What is Mortgage Insurance?

Mortgage insurance is a specialized protection for the lender -not the buyer- if you are unable to make your mortgage payments, for any reason. If you fall behind, your credit score may suffer, and you could stand to foreclose on your home.

How does it work?

Mortgage insurance lowers the risk to the lender making the loan to you, that way you are eligible for a loan you might not otherwise get. This does increase the cost of the overall loan but if you are required to get it, it will either be included in your monthly payment, your costs at closing, or both.

Who needs Mortgage Insurance?

Typically, borrowers making a down payment of less than 20 % of the purchase price of the home also will need to pay for mortgage insurance. This insurance is also usually required on FHA and USDA loans.

Are there different ways to pay for Mortgage Insurance?

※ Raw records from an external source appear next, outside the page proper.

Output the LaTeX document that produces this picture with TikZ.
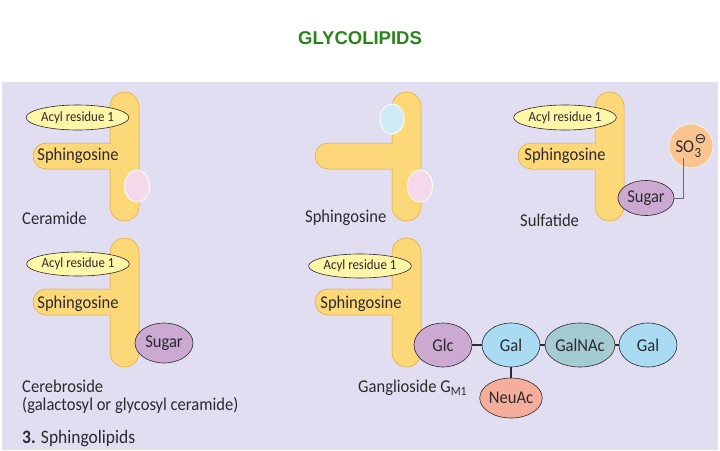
\documentclass[tikz,border=0pt]{standalone}
\usepackage{fontspec}
\setmainfont{Carlito}[FakeStretch=0.92]
\newfontfamily\titlefont{Liberation Sans}
\newfontfamily\signfont{DejaVu Sans}
\usetikzlibrary{shapes.geometric}
\definecolor{panelbg}{HTML}{E0DEF0}
\definecolor{tailfill}{HTML}{FDD878}
\definecolor{tailedge}{HTML}{E2A43C}
\definecolor{acylfill}{HTML}{FFF6A8}
\definecolor{inkdark}{HTML}{2B2A2E}
\definecolor{headpink}{HTML}{F5D9EA}
\definecolor{headblue}{HTML}{CFEAF7}
\definecolor{sugarpurple}{HTML}{CBA9D1}
\definecolor{sulforange}{HTML}{FBC48F}
\definecolor{galblue}{HTML}{A9DCF2}
\definecolor{nacteal}{HTML}{A4CBD1}
\definecolor{neusalmon}{HTML}{F5AE9B}
\definecolor{titlegreen}{HTML}{2A8519}

\tikzset{
  acyl/.style={ellipse, draw=inkdark, fill=acylfill, line width=0.6pt, inner sep=0pt,
    minimum width=89pt, minimum height=25pt, font=\fontsize{14}{14}\selectfont},
  armtext/.style={inner sep=0pt, font=\fontsize{18}{18}\selectfont},
  caption/.style={anchor=west, inner sep=0pt, font=\fontsize{18}{18}\selectfont},
  bead/.style={ellipse, draw=white, line width=0.9pt, inner sep=0pt,
    minimum width=25pt, minimum height=32pt},
  sugar/.style={ellipse, draw=inkdark, line width=0.6pt, inner sep=0pt,
    minimum width=58pt, minimum height=44pt, font=\fontsize{18}{18}\selectfont},
  link/.style={draw=inkdark, line width=1.5pt},
  tie/.style={draw=inkdark!70, line width=0.5pt}
}

% T-shaped tail: bar with sphingosine arm, origin at top left of bar
\newcommand{\lipidT}[2]{%
  \begin{scope}[shift={(#1,#2)}]
    \filldraw[fill=tailfill, draw=tailedge, line width=0.5pt, rounded corners=13pt]
      (5,51) -- (-77,51) -- (-77,77) -- (5,77);
    \filldraw[fill=tailfill, draw=tailedge, line width=0.5pt, rounded corners=14.5pt]
      (0,0) rectangle (29,129);
    \fill[tailfill] (-2,51.5) rectangle (2,76.5);
  \end{scope}}

\begin{document}
\begin{tikzpicture}[x=1pt, y=-1pt, color=inkdark]
  \useasboundingbox (0,0) rectangle (720,450);
  \fill[white] (0,0) rectangle (720,450);
  \fill[panelbg] (2,82) rectangle (718,450);

  % Title
  \node[titlegreen, font=\titlefont\bfseries\fontsize{18.5}{18.5}\selectfont] (title) at (360,38) {GLYCOLIPIDS};

  % Ceramide
  \lipidT{110}{92}
  \node[acyl] (acyl1) at (77.5,117.5) {Acyl residue 1};
  \node[armtext] (sph1) at (78,156) {Sphingosine};
  \node[bead, fill=headpink] (head1) at (137,186) {};
  \node[caption] (cap1) at (22,218) {Ceramide};

  % Sphingosine
  \lipidT{392}{92}
  \node[bead, fill=headblue, minimum width=24pt, minimum height=30pt] (head2a) at (392,119) {};
  \node[bead, fill=headpink] (head2b) at (420,186) {};
  \node[caption] (cap2) at (305,218) {Sphingosine};

  % Sulfatide
  \lipidT{595}{92}
  \node[acyl] (acyl3) at (565,117.5) {Acyl residue 1};
  \node[armtext] (sph3) at (565,156) {Sphingosine};
  \node[sugar, fill=sugarpurple, minimum width=56pt, minimum height=35pt] (sugar3) at (646,198) {Sugar};
  \node[circle, draw=white, line width=0.6pt, fill=sulforange, minimum size=44pt, inner sep=0pt,
    font=\fontsize{18}{18}\selectfont] (so3) at (691,146)
    {SO\kern0.5pt\rlap{\fontsize{14}{14}\selectfont\raisebox{-5pt}{3}}%
     \raisebox{9pt}{\signfont\fontsize{14}{14}\selectfont ⊖}};
  \draw[tie] (sugar3.east) -| ([xshift=-8pt, yshift=-12pt]so3.center);
  \node[caption] (cap3) at (520,220) {Sulfatide};

  % Cerebroside
  \lipidT{110}{238}
  \node[acyl, minimum height=24pt] (acyl4) at (78,264) {Acyl residue 1};
  \node[armtext] (sph4) at (78,304) {Sphingosine};
  \node[sugar, fill=sugarpurple, minimum height=40pt] (sugar4) at (164,343) {Sugar};
  \node[caption] (cap4a) at (22,386) {Cerebroside};
  \node[caption] (cap4b) at (22,405) {(galactosyl or glycosyl ceramide)};

  % Ganglioside
  \lipidT{392}{238}
  \node[acyl, minimum height=24pt] (acyl5) at (360,266) {Acyl residue 1};
  \node[armtext] (sph5) at (361,304) {Sphingosine};
  \node[sugar, fill=sugarpurple] (glc) at (443,345) {Glc};
  \node[sugar, fill=galblue] (gal1) at (511,345) {Gal};
  \node[sugar, fill=nacteal] (galnac) at (580,345) {GalNAc};
  \node[sugar, fill=galblue] (gal2) at (648,345) {Gal};
  \node[sugar, fill=neusalmon, minimum width=55pt, minimum height=40pt] (neuac) at (511,398) {NeuAc};
  \draw[link] (glc) -- (gal1);
  \draw[link] (gal1) -- (galnac);
  \draw[link] (galnac) -- (gal2);
  \draw[link] (gal1) -- (neuac);
  \node[caption] (cap5) at (358,388) {Ganglioside G\textsubscript{M1}};

  % Panel caption
  \node[caption, font=\fontsize{19}{19}\selectfont] (panel) at (22,439) {\textbf{3.} Sphingolipids};
\end{tikzpicture}
\end{document}
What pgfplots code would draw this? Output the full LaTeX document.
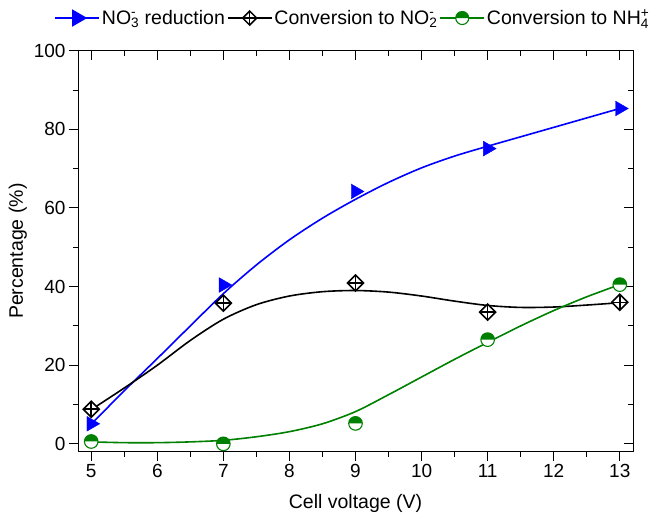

There are several different kinds of loans available to borrowers who have low down payments, and the resulting mortgage insurance can be paid for in a number of ways:

  • Conventional Loans – your lender may arrange for a private company to insure you. Private mortgage insurance (PMI) rates vary by the amount of the down payment amount and credit score, but are tend to be cheaper than FHA rates for good credit. Under certain circumstances, you may be able to cancel your PMI. (see last question)
  • FHA Loans – premiums from your insurance are paid to the Federal Housing Administration (FHA). This insurance is required on all FHA loans. FHA insurance is paid by both monthly payments and upfront costs included in closing. Loan amounts can increase if there is not enough cash on hand to pay upfront and the fee is rolled over to the mortgage.
  •  USDA Loans –  Similar to the FHA but typically cheaper. You will pay for insurance both upfront and monthly. You may choose to roll the upfront portion to the mortgage but again, this will increase overall loan cost.
  • VA Backed Loans – replaces mortgage insurance and functions similarly to it. There is no monthly premium with this loan but there is an upfront “funding fee”, which varies depending on the type of military service, the down payment amount, disability status, type of loan (buying or refinancing), and whether or not it is a first VA loan. You have the choice to roll the upfront fee with this as well.

Can you get rid of mortgage insurance?

In order to remove private mortgage insurance (PMI), you must have at least 20% equity in your home. You may ask the lender to cancel PMI when you have paid down the mortgage balance to 80% of the home’s original appraised value. When the balance drops below 78%, the mortgage servicer is required to eliminate the PMI.